**Given instruction:** Please, without the pictures, retype exactly the lines from the start of the material through the line that holds "ECG_BASE = 0.0".

**Data lines:**
┌────────
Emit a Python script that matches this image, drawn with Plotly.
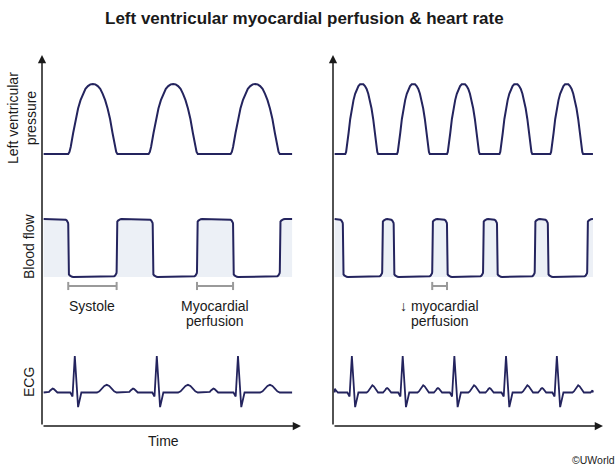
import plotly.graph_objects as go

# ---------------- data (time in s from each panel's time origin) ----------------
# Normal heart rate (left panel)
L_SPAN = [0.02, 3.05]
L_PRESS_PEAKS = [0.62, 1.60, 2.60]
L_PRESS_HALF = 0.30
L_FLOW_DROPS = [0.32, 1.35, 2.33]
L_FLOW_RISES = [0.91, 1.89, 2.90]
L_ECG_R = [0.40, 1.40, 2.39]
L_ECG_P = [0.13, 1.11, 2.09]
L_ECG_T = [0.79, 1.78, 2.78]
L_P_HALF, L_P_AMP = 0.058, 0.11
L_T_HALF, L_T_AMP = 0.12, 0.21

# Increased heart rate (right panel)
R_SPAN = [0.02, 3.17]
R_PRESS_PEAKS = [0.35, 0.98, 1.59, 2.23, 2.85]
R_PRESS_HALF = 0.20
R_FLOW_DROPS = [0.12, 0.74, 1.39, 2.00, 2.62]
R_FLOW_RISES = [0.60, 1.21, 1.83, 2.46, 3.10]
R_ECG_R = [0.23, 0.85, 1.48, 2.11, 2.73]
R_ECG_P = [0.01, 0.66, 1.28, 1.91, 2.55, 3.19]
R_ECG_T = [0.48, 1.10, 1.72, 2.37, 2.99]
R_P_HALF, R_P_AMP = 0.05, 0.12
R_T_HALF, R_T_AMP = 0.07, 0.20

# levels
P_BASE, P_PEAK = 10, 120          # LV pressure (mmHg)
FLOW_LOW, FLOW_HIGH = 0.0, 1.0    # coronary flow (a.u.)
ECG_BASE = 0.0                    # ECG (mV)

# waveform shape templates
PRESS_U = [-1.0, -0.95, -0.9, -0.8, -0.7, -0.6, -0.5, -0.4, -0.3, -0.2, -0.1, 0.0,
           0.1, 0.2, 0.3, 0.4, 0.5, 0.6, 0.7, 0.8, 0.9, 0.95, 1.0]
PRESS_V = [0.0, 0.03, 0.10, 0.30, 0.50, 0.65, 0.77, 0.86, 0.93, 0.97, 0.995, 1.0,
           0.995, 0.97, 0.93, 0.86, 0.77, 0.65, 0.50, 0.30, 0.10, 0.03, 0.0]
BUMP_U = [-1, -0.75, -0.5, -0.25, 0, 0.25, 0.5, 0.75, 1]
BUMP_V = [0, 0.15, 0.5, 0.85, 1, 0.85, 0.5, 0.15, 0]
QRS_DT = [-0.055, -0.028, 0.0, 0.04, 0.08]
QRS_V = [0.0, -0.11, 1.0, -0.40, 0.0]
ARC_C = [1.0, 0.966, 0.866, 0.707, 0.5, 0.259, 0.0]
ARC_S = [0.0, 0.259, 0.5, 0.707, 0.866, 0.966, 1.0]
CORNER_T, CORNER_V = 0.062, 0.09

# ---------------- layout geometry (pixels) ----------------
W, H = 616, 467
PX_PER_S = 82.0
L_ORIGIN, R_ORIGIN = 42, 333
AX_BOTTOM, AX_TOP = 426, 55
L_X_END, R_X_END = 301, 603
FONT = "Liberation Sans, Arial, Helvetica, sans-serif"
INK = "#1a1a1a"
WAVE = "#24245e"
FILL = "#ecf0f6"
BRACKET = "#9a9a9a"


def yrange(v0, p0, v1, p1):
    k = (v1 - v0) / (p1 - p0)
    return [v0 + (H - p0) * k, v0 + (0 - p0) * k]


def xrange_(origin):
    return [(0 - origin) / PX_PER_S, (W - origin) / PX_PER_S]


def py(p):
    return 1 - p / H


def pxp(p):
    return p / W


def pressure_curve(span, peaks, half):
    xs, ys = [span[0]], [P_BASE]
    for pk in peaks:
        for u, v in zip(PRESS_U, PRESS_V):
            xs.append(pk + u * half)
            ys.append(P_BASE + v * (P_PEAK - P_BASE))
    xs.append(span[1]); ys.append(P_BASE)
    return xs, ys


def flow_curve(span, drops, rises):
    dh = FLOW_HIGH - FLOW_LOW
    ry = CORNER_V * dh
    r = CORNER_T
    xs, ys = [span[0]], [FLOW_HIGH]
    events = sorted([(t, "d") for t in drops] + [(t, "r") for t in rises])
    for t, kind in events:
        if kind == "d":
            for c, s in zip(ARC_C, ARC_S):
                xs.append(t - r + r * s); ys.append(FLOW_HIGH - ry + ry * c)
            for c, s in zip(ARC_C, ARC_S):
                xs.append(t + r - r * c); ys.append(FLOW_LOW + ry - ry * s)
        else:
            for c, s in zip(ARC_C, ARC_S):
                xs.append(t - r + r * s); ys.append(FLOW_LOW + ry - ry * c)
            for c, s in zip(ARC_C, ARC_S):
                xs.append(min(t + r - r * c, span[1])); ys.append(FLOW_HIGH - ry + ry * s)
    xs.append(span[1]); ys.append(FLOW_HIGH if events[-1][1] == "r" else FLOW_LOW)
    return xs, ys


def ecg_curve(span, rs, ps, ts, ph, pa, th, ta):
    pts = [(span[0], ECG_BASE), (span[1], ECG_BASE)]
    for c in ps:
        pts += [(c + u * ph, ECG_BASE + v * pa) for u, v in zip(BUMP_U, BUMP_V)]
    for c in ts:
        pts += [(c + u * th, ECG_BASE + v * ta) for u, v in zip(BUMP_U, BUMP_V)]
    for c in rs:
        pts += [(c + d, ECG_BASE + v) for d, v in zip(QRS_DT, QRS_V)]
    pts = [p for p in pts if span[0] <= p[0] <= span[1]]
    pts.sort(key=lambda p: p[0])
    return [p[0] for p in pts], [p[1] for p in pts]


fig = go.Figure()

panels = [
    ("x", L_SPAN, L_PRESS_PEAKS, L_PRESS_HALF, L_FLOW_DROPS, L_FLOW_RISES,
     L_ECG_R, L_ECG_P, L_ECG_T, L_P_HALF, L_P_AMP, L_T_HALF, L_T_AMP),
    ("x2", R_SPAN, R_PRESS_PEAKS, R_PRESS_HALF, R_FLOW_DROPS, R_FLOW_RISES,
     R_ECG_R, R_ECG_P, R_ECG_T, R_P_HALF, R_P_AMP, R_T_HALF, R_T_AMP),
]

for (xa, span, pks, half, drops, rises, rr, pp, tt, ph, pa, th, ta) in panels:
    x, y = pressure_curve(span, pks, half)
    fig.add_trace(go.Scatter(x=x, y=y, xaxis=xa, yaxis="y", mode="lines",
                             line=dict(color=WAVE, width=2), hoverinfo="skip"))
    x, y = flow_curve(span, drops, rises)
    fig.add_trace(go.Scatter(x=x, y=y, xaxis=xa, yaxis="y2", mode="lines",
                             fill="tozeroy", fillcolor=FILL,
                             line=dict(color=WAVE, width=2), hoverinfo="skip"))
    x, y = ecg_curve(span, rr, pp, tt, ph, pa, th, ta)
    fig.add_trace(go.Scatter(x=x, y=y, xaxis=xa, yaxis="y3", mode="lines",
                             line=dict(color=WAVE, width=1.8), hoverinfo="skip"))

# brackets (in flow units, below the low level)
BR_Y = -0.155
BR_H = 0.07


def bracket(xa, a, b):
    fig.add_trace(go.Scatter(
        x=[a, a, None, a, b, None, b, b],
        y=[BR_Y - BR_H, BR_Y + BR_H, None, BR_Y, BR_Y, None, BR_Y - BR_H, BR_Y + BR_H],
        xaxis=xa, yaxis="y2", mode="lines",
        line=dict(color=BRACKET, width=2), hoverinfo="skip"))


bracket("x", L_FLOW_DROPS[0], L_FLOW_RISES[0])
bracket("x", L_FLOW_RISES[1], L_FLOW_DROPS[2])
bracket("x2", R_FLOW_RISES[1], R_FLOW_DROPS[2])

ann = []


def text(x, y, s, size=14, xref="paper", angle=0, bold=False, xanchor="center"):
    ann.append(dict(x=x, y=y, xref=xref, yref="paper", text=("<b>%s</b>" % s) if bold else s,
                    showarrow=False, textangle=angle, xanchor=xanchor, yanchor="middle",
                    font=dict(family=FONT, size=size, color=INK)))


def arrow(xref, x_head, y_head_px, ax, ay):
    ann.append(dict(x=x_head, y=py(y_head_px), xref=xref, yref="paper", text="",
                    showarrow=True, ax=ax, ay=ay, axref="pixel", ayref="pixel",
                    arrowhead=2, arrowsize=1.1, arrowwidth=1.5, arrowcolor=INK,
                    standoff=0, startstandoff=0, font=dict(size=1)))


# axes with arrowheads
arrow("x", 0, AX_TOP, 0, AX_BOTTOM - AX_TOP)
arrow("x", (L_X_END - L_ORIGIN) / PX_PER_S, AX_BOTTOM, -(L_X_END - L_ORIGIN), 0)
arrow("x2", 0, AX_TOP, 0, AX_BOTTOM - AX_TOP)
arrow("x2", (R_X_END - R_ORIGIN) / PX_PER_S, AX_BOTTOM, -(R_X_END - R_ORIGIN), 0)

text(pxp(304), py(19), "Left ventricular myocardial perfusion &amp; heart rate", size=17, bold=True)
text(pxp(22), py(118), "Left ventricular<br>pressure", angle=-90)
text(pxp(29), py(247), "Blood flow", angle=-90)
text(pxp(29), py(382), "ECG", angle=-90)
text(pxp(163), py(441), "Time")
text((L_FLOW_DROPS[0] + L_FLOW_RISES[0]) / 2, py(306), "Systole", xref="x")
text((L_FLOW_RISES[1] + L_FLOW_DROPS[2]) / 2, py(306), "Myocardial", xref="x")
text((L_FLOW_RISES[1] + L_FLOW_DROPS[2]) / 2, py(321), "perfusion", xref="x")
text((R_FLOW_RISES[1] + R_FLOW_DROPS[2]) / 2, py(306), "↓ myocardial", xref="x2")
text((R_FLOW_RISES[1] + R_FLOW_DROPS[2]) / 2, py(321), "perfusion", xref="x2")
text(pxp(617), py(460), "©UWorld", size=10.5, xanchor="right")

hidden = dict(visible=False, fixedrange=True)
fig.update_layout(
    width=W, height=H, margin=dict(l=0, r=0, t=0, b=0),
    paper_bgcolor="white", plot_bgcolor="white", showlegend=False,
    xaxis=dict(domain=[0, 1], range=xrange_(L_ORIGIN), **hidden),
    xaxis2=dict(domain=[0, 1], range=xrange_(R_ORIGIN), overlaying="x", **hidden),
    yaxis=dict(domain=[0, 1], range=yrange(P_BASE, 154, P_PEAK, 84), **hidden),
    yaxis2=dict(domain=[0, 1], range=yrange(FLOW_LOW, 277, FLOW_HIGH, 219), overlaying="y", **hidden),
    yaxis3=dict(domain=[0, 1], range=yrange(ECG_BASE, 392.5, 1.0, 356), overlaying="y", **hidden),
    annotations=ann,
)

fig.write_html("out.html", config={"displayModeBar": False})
└────────
**Answer to this exercise:**
Emit a Python script that matches this image, drawn with Plotly.
import plotly.graph_objects as go

# ---------------- data (time in s from each panel's time origin) ----------------
# Normal heart rate (left panel)
L_SPAN = [0.02, 3.05]
L_PRESS_PEAKS = [0.62, 1.60, 2.60]
L_PRESS_HALF = 0.30
L_FLOW_DROPS = [0.32, 1.35, 2.33]
L_FLOW_RISES = [0.91, 1.89, 2.90]
L_ECG_R = [0.40, 1.40, 2.39]
L_ECG_P = [0.13, 1.11, 2.09]
L_ECG_T = [0.79, 1.78, 2.78]
L_P_HALF, L_P_AMP = 0.058, 0.11
L_T_HALF, L_T_AMP = 0.12, 0.21

# Increased heart rate (right panel)
R_SPAN = [0.02, 3.17]
R_PRESS_PEAKS = [0.35, 0.98, 1.59, 2.23, 2.85]
R_PRESS_HALF = 0.20
R_FLOW_DROPS = [0.12, 0.74, 1.39, 2.00, 2.62]
R_FLOW_RISES = [0.60, 1.21, 1.83, 2.46, 3.10]
R_ECG_R = [0.23, 0.85, 1.48, 2.11, 2.73]
R_ECG_P = [0.01, 0.66, 1.28, 1.91, 2.55, 3.19]
R_ECG_T = [0.48, 1.10, 1.72, 2.37, 2.99]
R_P_HALF, R_P_AMP = 0.05, 0.12
R_T_HALF, R_T_AMP = 0.07, 0.20

# levels
P_BASE, P_PEAK = 10, 120          # LV pressure (mmHg)
FLOW_LOW, FLOW_HIGH = 0.0, 1.0    # coronary flow (a.u.)
ECG_BASE = 0.0                    # ECG (mV)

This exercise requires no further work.